*Information provided:*

+===+

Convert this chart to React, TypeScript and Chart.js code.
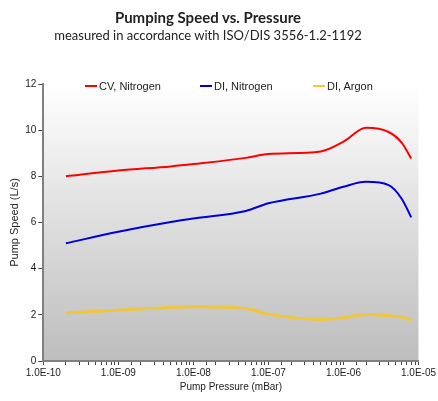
import { useEffect, useRef } from 'react';
import { Chart, registerables } from 'chart.js';
import type { ChartConfiguration, Plugin } from 'chart.js';

Chart.register(...registerables);

// pressure in mBar (log axis) and pumping speed in L/s
const pressure = [2e-10, 1e-9, 5e-9, 1e-8, 5e-8, 1e-7, 5e-7, 1e-6, 2e-6, 4e-6, 6e-6, 8e-6];
const cvNitrogen = [8.0, 8.25, 8.43, 8.53, 8.8, 8.97, 9.08, 9.5, 10.1, 9.92, 9.45, 8.77];
const diNitrogen = [5.1, 5.6, 6.02, 6.17, 6.5, 6.83, 7.25, 7.55, 7.76, 7.62, 7.02, 6.22];
const diArgon = [2.09, 2.2, 2.32, 2.35, 2.27, 2.03, 1.8, 1.87, 2.01, 1.96, 1.9, 1.78];

const seriesNames = ['CV, Nitrogen', 'DI, Nitrogen', 'DI, Argon'];
const seriesColors = ['#ff0000', '#0000dd', '#f0c63c'];
const seriesWidths = [2, 2, 3];
const yTicks = [0, 2, 4, 6, 8, 10, 12];

const AXIS_FONT = 'Liberation Sans, Arial, sans-serif';

function formatExp(v: number) {
  const e = Math.round(Math.log10(v));
  const sign = e < 0 ? '-' : '+';
  return '1.0E' + sign + String(Math.abs(e)).padStart(2, '0');
}

const plotBackground: Plugin = {
  id: 'plotBackground',
  beforeDraw(chart) {
    const { ctx, chartArea } = chart;
    if (!chartArea) return;
    const g = ctx.createLinearGradient(0, chartArea.top, 0, chartArea.bottom);
    g.addColorStop(0, '#ffffff');
    g.addColorStop(1, '#bdbdbd');
    ctx.save();
    ctx.fillStyle = g;
    ctx.fillRect(chartArea.left, chartArea.top, chartArea.right - chartArea.left, chartArea.bottom - chartArea.top);
    ctx.restore();
  },
};

function PumpChart() {
  const canvasRef = useRef<HTMLCanvasElement>(null);
  const chartRef = useRef<Chart | null>(null);

  useEffect(() => {
    if (!canvasRef.current) return;
    const allSeries = [cvNitrogen, diNitrogen, diArgon];

    const config: ChartConfiguration = {
      type: 'line',
      data: {
        datasets: allSeries.map((vals, i) => ({
          label: seriesNames[i],
          data: pressure.map((p, j) => ({ x: p, y: vals[j] })),
          borderColor: seriesColors[i],
          borderWidth: seriesWidths[i],
          pointRadius: 0,
          cubicInterpolationMode: 'monotone' as const,
          fill: false,
        })),
      },
      options: {
        animation: false,
        responsive: true,
        maintainAspectRatio: false,
        layout: { padding: { top: 84, right: 13, left: 8, bottom: 8 } },
        plugins: {
          legend: { display: false },
          tooltip: { enabled: false },
        },
        scales: {
          x: {
            type: 'logarithmic',
            min: 1e-10,
            max: 1e-5,
            border: { color: '#808080', width: 2 },
            grid: { drawOnChartArea: false, tickLength: 4, color: '#444', tickWidth: 1 },
            ticks: {
              autoSkip: false,
              maxRotation: 0,
              padding: 2,
              color: '#222',
              font: { family: AXIS_FONT, size: 10 },
              callback: (v) => {
                const n = Number(v);
                const e = Math.log10(n);
                return Math.abs(e - Math.round(e)) < 1e-6 ? formatExp(n) : '';
              },
            },
            title: {
              display: true,
              text: 'Pump Pressure (mBar)',
              color: '#222',
              font: { family: AXIS_FONT, size: 10 },
              padding: { top: 0, bottom: 0 },
            },
          },
          y: {
            min: 0,
            max: 12,
            afterBuildTicks: (axis) => { axis.ticks = yTicks.map((v) => ({ value: v })); },
            border: { color: '#808080', width: 2 },
            grid: { drawOnChartArea: false, tickLength: 5, color: '#444' },
            ticks: {
              padding: 2,
              color: '#222',
              font: { family: AXIS_FONT, size: 10 },
            },
            title: {
              display: true,
              text: 'Pump Speed (L/s)',
              color: '#222',
              font: { family: AXIS_FONT, size: 11 },
              padding: { top: 0, bottom: 2 },
            },
          },
        },
      },
      plugins: [plotBackground],
    };

    if (chartRef.current) chartRef.current.destroy();
    chartRef.current = new Chart(canvasRef.current, config);
    return () => { if (chartRef.current) { chartRef.current.destroy(); chartRef.current = null; } };
  }, []);

  const legendLeft = [85, 200, 313];

  return (
    <div style={{ position: 'absolute', left: 0, top: 0, width: 438, height: 401, background: '#fff', overflow: 'hidden' }}>
      <canvas ref={canvasRef} style={{ position: 'absolute', left: 0, top: 0 }}></canvas>
      <div style={{ position: 'absolute', left: 0, width: 416, top: 7, textAlign: 'center', fontFamily: 'Lato, sans-serif', color: '#222' }}>
        <div style={{ fontSize: 15, fontWeight: 700, lineHeight: '20px' }}>Pumping Speed vs. Pressure</div>
        <div style={{ fontSize: 13, lineHeight: '16px' }}>measured in accordance with ISO/DIS 3556-1.2-1192</div>
      </div>
      {seriesNames.map((name, i) => (
        <div key={name} style={{ position: 'absolute', left: legendLeft[i], top: 79, display: 'flex', alignItems: 'center', fontFamily: AXIS_FONT, fontSize: 11, color: '#222', lineHeight: '14px' }}>
          <span style={{ display: 'inline-block', width: 12, height: 2, background: seriesColors[i], marginRight: 2 }}></span>
          {name}
        </div>
      ))}
    </div>
  );
}

export default function App() {
  return <PumpChart />;
}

+===+

Pictures are excluded: retype only the lines from the beginning of the listing above through the line with "1.96, 1.9, 1.78];", both included.

*Answer to this problem:*
Convert this chart to React, TypeScript and Chart.js code.
import { useEffect, useRef } from 'react';
import { Chart, registerables } from 'chart.js';
import type { ChartConfiguration, Plugin } from 'chart.js';

Chart.register(...registerables);

// pressure in mBar (log axis) and pumping speed in L/s
const pressure = [2e-10, 1e-9, 5e-9, 1e-8, 5e-8, 1e-7, 5e-7, 1e-6, 2e-6, 4e-6, 6e-6, 8e-6];
const cvNitrogen = [8.0, 8.25, 8.43, 8.53, 8.8, 8.97, 9.08, 9.5, 10.1, 9.92, 9.45, 8.77];
const diNitrogen = [5.1, 5.6, 6.02, 6.17, 6.5, 6.83, 7.25, 7.55, 7.76, 7.62, 7.02, 6.22];
const diArgon = [2.09, 2.2, 2.32, 2.35, 2.27, 2.03, 1.8, 1.87, 2.01, 1.96, 1.9, 1.78];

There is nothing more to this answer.